Source excerpt:
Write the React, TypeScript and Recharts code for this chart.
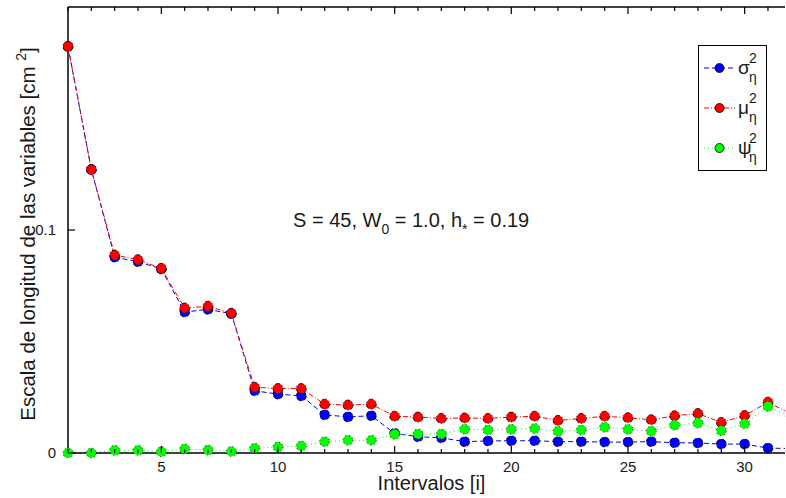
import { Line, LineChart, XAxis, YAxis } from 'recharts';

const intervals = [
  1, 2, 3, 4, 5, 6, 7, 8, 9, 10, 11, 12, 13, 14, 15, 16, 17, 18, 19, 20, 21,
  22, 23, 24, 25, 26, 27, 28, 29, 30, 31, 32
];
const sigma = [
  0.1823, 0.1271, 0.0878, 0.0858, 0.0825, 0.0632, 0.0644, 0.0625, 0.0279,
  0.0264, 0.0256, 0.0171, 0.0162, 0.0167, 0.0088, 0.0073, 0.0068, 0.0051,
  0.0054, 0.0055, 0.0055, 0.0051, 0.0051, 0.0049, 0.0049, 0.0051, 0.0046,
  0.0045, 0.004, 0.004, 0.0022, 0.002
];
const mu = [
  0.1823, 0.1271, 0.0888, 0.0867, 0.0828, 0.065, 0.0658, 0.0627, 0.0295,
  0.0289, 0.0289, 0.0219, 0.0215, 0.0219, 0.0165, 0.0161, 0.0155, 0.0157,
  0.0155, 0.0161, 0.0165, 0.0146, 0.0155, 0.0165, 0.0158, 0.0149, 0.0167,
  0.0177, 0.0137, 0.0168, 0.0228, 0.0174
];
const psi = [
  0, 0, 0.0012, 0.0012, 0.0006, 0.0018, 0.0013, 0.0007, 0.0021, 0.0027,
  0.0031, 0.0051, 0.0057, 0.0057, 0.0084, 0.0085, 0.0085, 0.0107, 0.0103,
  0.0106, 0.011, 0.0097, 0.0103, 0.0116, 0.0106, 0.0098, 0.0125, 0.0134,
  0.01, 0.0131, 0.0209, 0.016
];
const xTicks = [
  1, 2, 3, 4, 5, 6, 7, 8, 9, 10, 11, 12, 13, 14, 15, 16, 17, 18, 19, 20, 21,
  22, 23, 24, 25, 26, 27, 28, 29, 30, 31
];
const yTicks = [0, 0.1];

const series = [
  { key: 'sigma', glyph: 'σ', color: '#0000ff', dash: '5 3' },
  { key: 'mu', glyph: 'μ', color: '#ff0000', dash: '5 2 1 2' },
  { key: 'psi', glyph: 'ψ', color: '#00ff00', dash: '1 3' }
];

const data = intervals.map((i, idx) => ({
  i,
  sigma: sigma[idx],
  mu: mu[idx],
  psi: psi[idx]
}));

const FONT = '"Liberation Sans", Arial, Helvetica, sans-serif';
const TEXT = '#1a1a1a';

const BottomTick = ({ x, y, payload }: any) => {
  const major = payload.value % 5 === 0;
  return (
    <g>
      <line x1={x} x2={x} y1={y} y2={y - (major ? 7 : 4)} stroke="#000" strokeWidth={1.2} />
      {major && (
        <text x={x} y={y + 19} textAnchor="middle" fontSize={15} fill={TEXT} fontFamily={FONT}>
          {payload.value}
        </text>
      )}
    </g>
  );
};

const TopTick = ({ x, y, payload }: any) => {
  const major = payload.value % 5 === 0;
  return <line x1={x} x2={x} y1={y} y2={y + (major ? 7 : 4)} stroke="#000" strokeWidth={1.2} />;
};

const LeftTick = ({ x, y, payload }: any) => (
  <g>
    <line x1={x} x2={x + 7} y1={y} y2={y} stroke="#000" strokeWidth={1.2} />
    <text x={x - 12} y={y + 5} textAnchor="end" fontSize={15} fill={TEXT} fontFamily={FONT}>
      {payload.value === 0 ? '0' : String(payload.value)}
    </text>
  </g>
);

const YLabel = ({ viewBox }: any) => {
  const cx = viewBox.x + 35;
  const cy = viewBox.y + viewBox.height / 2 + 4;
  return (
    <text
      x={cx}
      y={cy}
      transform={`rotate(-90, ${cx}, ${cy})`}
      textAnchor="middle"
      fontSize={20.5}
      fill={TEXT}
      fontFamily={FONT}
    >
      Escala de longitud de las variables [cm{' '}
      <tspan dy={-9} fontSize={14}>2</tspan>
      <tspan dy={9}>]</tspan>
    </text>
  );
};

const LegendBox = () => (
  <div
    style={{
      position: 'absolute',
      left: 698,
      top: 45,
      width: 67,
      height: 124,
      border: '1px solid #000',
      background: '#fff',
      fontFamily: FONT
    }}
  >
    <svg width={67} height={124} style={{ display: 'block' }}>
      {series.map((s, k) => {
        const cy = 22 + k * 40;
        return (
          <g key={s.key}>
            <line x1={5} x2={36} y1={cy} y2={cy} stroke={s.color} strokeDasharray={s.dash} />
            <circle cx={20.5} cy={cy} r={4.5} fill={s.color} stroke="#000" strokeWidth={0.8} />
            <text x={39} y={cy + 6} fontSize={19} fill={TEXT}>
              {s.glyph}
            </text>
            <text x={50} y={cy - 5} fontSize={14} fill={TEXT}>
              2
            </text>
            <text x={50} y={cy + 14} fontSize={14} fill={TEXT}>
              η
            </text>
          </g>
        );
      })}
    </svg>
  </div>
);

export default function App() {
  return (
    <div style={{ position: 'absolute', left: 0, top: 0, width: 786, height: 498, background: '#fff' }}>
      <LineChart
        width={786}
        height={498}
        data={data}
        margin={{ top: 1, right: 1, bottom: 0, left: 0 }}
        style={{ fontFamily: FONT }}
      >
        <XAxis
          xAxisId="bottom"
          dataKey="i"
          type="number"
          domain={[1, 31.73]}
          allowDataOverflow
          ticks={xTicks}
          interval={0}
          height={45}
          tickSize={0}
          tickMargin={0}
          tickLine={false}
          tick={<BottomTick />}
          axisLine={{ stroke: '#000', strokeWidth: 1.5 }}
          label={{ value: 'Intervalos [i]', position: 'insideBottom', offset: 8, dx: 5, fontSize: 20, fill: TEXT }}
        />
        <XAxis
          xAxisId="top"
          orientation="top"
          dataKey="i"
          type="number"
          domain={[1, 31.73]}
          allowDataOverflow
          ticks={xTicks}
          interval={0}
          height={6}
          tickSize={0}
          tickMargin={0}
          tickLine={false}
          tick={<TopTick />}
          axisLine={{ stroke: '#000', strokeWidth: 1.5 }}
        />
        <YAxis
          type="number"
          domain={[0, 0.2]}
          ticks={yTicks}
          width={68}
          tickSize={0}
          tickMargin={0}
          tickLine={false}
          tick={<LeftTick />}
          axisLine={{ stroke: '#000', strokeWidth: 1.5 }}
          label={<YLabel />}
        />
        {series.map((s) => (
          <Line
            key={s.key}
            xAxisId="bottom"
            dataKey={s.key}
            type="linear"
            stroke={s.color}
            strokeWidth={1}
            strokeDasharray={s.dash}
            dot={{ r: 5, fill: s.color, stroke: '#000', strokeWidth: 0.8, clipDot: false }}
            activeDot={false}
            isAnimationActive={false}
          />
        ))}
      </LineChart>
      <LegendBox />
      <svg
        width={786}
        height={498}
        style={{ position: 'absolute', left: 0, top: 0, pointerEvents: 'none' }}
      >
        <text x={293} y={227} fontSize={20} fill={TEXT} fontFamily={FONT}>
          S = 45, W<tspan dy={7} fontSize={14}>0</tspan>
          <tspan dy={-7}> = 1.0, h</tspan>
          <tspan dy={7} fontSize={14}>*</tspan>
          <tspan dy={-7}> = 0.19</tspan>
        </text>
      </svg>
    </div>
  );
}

Written instruction: Reproduce exactly the run of lines that opens the listing and closes with the line holding "LineChart, XAxis, YAxis". Pictures are excluded.

Correct output:
Write the React, TypeScript and Recharts code for this chart.
import { Line, LineChart, XAxis, YAxis } from 'recharts';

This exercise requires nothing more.